Six Tunisia police chiefs dismissed over museum attack
Police commanders in charge of tourist security and intelligence brigade sacked by prime minister over “deficiencies”.
Tunisia’s prime minister has dismissed six police commanders, including those in charge of tourist security and an intelligence brigade.
Monday’s decision by Habib Essid follows the March 18 attack on the National Bardo Museum in Tunis, which killed 21 people, 20 of whom were foreign tourists.
Mofdi Mssedi, the prime minister’s office spokesman, said the six also included an intelligence brigade chief, the Tunis district police chief, the traffic police commander, a Bardo Museum security chief and a commander for the capital’s Sidi Bachir district.
“Prime Minister Habib Essid visited the Bardo Museum yesterday [Sunday] and took note of several security failures there,” Mssedi said.
Armed men killed foreign tourists, including Japanese, Polish, Italian and Spanish visitors, last Wednesday as they got off buses at the Bardo Museum, inside the parliament compound that is normally heavily guarded.
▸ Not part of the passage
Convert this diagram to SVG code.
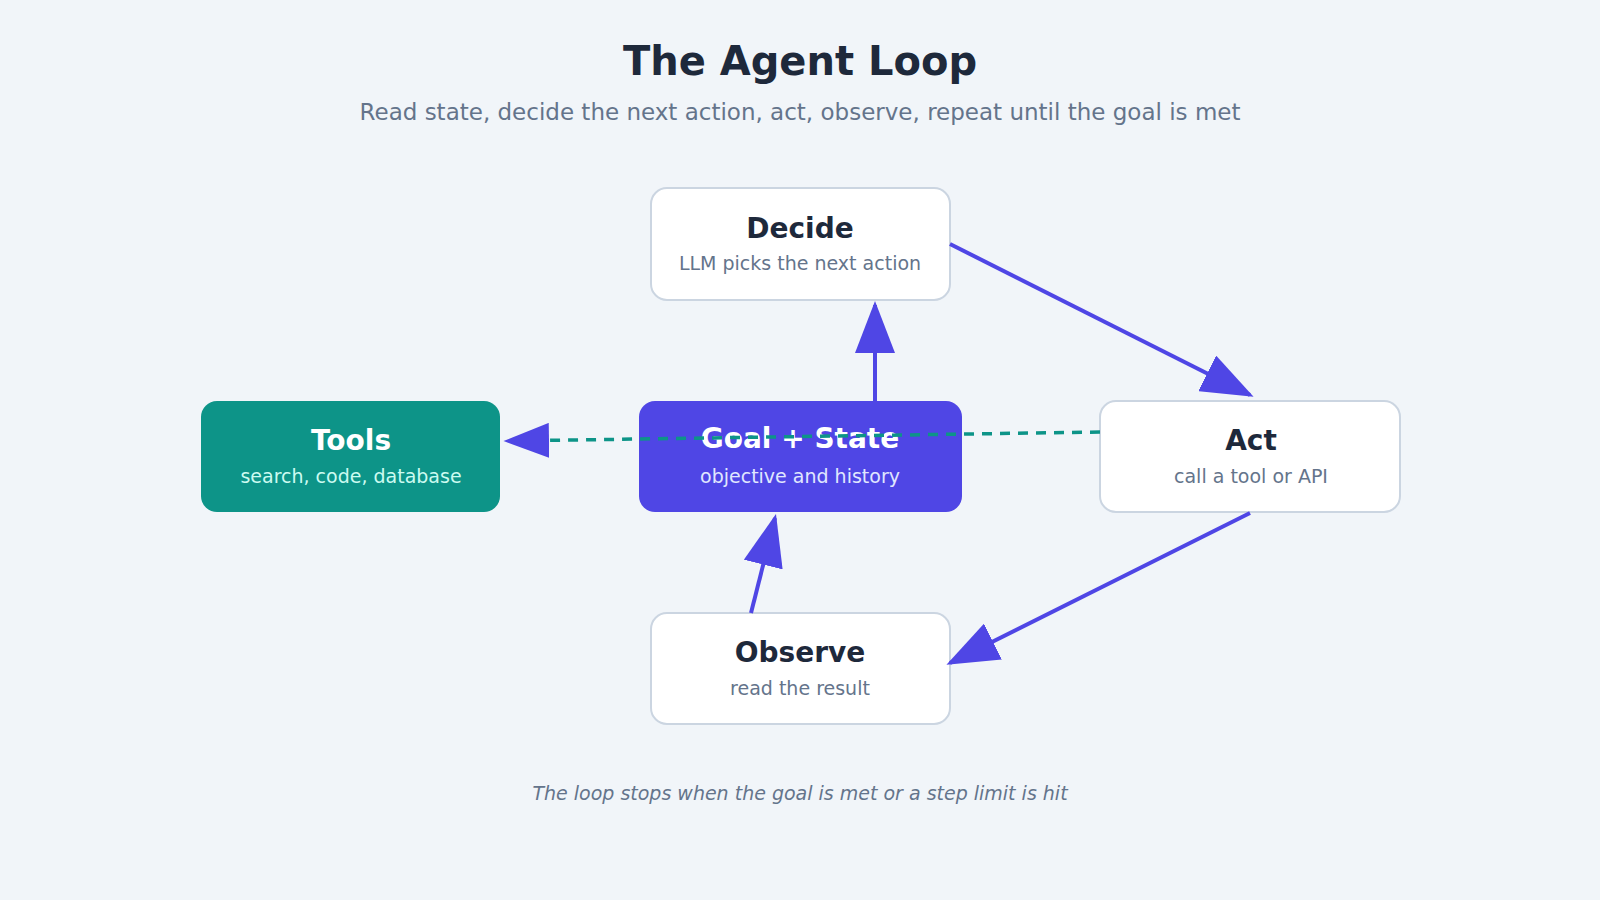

One police officer working at the museum had been arrested for abandoning his post during the attack, local media reported. Officials did not immediately confirm the detention.
Blow to tourism industry
It was the worst attack in more than a decade in Tunisia, testing the North African country’s young democracy four years after the revolt that overthrew Zine El Abidine Ben Ali and opened the way for free elections.
The Islamic State of Iraq and the Levant (ISIL) group has claimed responsibility for the attack, which has badly shaken the crucial tourism industry in the North African nation considered the birthplace of the Arab Spring revolts.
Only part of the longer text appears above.